The regulatory watchdog should make efforts to clear the confusion over the implementation and effects of the new stock market policy because investor sentiment is yet to recover from the repeated plunges of Chinese shares. Though the benchmark Shanghai Composite Index barely managed to climb up the psychologically important threshold of 3,000 points on Thursday, it has lost 15 percent in the first two weeks of this year.
Had the stock market been allowed to drift downward amid fears that the forthcoming shift of stock listing from an approval-based mechanism to one based on registration would lead to a surge in stock supply soon, it would have been possible that retail investors would flee the tumultuous market and undermine the hard-won mild recovery achieved in autumn and winter after the rout last summer.
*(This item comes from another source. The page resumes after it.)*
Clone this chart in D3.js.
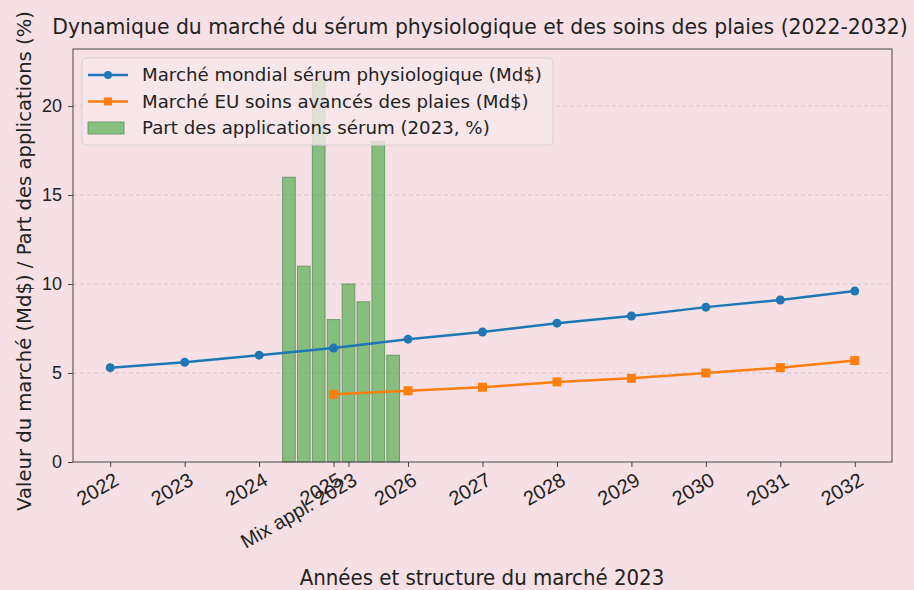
<!DOCTYPE html>
<html>
<head>
<meta charset="utf-8">
<script src="https://cdn.jsdelivr.net/npm/d3@7"></script>
<style>
  body { margin: 0; background: #f6e0e5; }
  svg { display: block; font-family: "DejaVu Sans", sans-serif; }
</style>
</head>
<body>
<svg id="chart"></svg>
<script>
var width = 914,
    height = 590,
    margin = {top: 49, right: 22, bottom: 128, left: 73};

// data
var years = [2022, 2023, 2024, 2025, 2026, 2027, 2028, 2029, 2030, 2031, 2032];
var globalSaline = [5.3, 5.6, 6.0, 6.4, 6.9, 7.3, 7.8, 8.2, 8.7, 9.1, 9.6];
var euYears = [2025, 2026, 2027, 2028, 2029, 2030, 2031, 2032];
var euWoundCare = [3.8, 4.0, 4.2, 4.5, 4.7, 5.0, 5.3, 5.7];
var appShares = [16, 11, 21.5, 8, 10, 9, 18, 6];
var yTicks = [0, 5, 10, 15, 20];
var mixLabel = "Mix appl. 2023";

var barStart = 2024.4, barStep = 0.2, barW = 0.17, mixTick = 2025.2;

var legendItems = [
  {label: "Marché mondial sérum physiologique (Md$)", type: "circle", color: "#1f77b4"},
  {label: "Marché EU soins avancés des plaies (Md$)", type: "square", color: "#ff7f0e"},
  {label: "Part des applications sérum (2023, %)", type: "bar", color: "#2ca02c"}
];

var svg = d3.select("#chart")
    .attr("width", width)
    .attr("height", height);

svg.append("rect").attr("width", width).attr("height", height).attr("fill", "#f6e0e5");

var x = d3.scaleLinear()
    .domain([2021.5, 2032.5])
    .range([margin.left, width - margin.right]);

var y = d3.scaleLinear()
    .domain([0, 23.2])
    .range([height - margin.bottom, margin.top]);

var bars = appShares.map(function(v, i) { return {x: barStart + barStep * i, v: v}; });

// grid
svg.append("g")
  .selectAll("line")
  .data(yTicks.slice(1))
  .join("line")
    .attr("x1", x.range()[0]).attr("x2", x.range()[1])
    .attr("y1", function(d) { return y(d); })
    .attr("y2", function(d) { return y(d); })
    .attr("stroke", "#d8c3c8")
    .attr("stroke-width", 0.9)
    .attr("stroke-dasharray", "4,3");

// bars
svg.append("g")
  .selectAll("rect")
  .data(bars)
  .join("rect")
    .attr("x", function(d) { return x(d.x - barW / 2); })
    .attr("width", x(barW) - x(0))
    .attr("y", function(d) { return y(d.v); })
    .attr("height", function(d) { return y(0) - y(d.v); })
    .attr("fill", "#2ca02c")
    .attr("fill-opacity", 0.55)
    .attr("stroke", "#5e8f58")
    .attr("stroke-opacity", 0.8)
    .attr("stroke-width", 1);

// lines
var line = d3.line()
    .x(function(d) { return x(d[0]); })
    .y(function(d) { return y(d[1]); });

var blue = years.map(function(yr, i) { return [yr, globalSaline[i]]; });
var orange = euYears.map(function(yr, i) { return [yr, euWoundCare[i]]; });

svg.append("path").datum(blue)
    .attr("d", line).attr("fill", "none")
    .attr("stroke", "#1f77b4").attr("stroke-width", 2.5);
svg.append("g").selectAll("circle").data(blue).join("circle")
    .attr("cx", function(d) { return x(d[0]); })
    .attr("cy", function(d) { return y(d[1]); })
    .attr("r", 4.5).attr("fill", "#1f77b4");

svg.append("path").datum(orange)
    .attr("d", line).attr("fill", "none")
    .attr("stroke", "#ff7f0e").attr("stroke-width", 2.5);
svg.append("g").selectAll("rect").data(orange).join("rect")
    .attr("x", function(d) { return x(d[0]) - 4.5; })
    .attr("y", function(d) { return y(d[1]) - 4.5; })
    .attr("width", 9).attr("height", 9)
    .attr("fill", "#ff7f0e");

// frame
svg.append("rect")
    .attr("x", margin.left).attr("y", margin.top)
    .attr("width", width - margin.left - margin.right)
    .attr("height", height - margin.top - margin.bottom)
    .attr("fill", "none").attr("stroke", "#444").attr("stroke-width", 1);

// axes
var yAxis = svg.append("g")
    .attr("transform", "translate(" + margin.left + ",0)")
    .call(d3.axisLeft(y).tickValues(yTicks).tickSize(5).tickPadding(6));
yAxis.select(".domain").remove();
yAxis.selectAll("text").attr("font-size", 18).attr("fill", "#222");
yAxis.selectAll("line").attr("stroke", "#444");

var xTickVals = years.concat([mixTick]);
var xAxis = svg.append("g")
    .attr("transform", "translate(0," + (height - margin.bottom) + ")")
    .call(d3.axisBottom(x).tickValues(xTickVals).tickSize(5)
      .tickFormat(function(d) { return d === mixTick ? mixLabel : d3.format("d")(d); }));
xAxis.select(".domain").remove();
xAxis.selectAll("line").attr("stroke", "#444");
xAxis.selectAll("text")
    .attr("font-size", 20)
    .attr("fill", "#222")
    .attr("text-anchor", "end")
    .attr("x", 0)
    .attr("y", 0)
    .attr("dy", "0.75em")
    .attr("transform", "translate(2,9) rotate(-30)");

// legend
var lg = svg.append("g").attr("transform", "translate(82,58)");
lg.append("rect")
    .attr("width", 471).attr("height", 87).attr("rx", 4)
    .attr("fill", "#f8e9ec").attr("fill-opacity", 0.8)
    .attr("stroke", "#d9d0d2").attr("stroke-width", 1);
var rows = lg.selectAll("g.row").data(legendItems).join("g")
    .attr("class", "row")
    .attr("transform", function(d, i) { return "translate(0," + (17 + i * 26.5) + ")"; });
rows.each(function(d) {
  var g = d3.select(this);
  if (d.type === "bar") {
    g.append("rect").attr("x", 6).attr("y", -6).attr("width", 36).attr("height", 12)
      .attr("fill", d.color).attr("fill-opacity", 0.55)
      .attr("stroke", "#5e8f58").attr("stroke-opacity", 0.8);
  } else {
    g.append("line").attr("x1", 6).attr("x2", 46)
      .attr("stroke", d.color).attr("stroke-width", 2.5);
    if (d.type === "circle") g.append("circle").attr("cx", 26).attr("r", 4).attr("fill", d.color);
    else g.append("rect").attr("x", 22).attr("y", -4).attr("width", 8).attr("height", 8).attr("fill", d.color);
  }
  g.append("text").attr("x", 60).attr("dy", "0.35em")
    .attr("font-size", 18.2).attr("fill", "#222").text(d.label);
});

// title and labels
svg.append("text")
    .attr("x", 480).attr("y", 34)
    .attr("text-anchor", "middle")
    .attr("font-size", 20.4).attr("fill", "#222")
    .text("Dynamique du marché du sérum physiologique et des soins des plaies (2022-2032)");

svg.append("text")
    .attr("x", 482).attr("y", 585)
    .attr("text-anchor", "middle")
    .attr("font-size", 22).attr("fill", "#222")
    .attr("font-family", "'Liberation Sans Narrow', 'DejaVu Sans Condensed', sans-serif")
    .text("Années et structure du marché 2023");

svg.append("text")
    .attr("transform", "translate(31,261) rotate(-90)")
    .attr("text-anchor", "middle")
    .attr("font-size", 19.6).attr("fill", "#222")
    .text("Valeur du marché (Md$) / Part des applications (%)");
</script>
</body>
</html>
In this sense, it is necessary for the China Securities Regulatory Commission to take actions to prevent the stock market from falling to the point it reached last year. Yet by citing procedural reasons to assure investors that the expected stock listing reform will not be implemented shortly after March 1 as thought, the securities watchdog has only cleared the minor concerns of investors.
True, there will be no imminent surge in stock supply under the new mechanism as the securities regulator needs time to draft rules for the registration-based stock listing and solicit public opinions on the draft. Also, the securities watchdog can ensure no immediate autonomy for issuers to price their shares.
But all this will not help investors understand and accept the necessity of the ongoing stock listing reform which, if properly implemented and supervised, will do a lot to make pricing of shares more reasonable, stock listing more inclusive and the interaction between the stock market and the real economy more robust in the long run.
The extreme volatility of Chinese shares, a result of multiple reasons, certainly calls for the securities watchdog to take crisis management measures time and again. But a clear message from the securities authorities is badly needed to explain how the stock market will be reformed and supervised to boost investors' confidence in its long-term performance.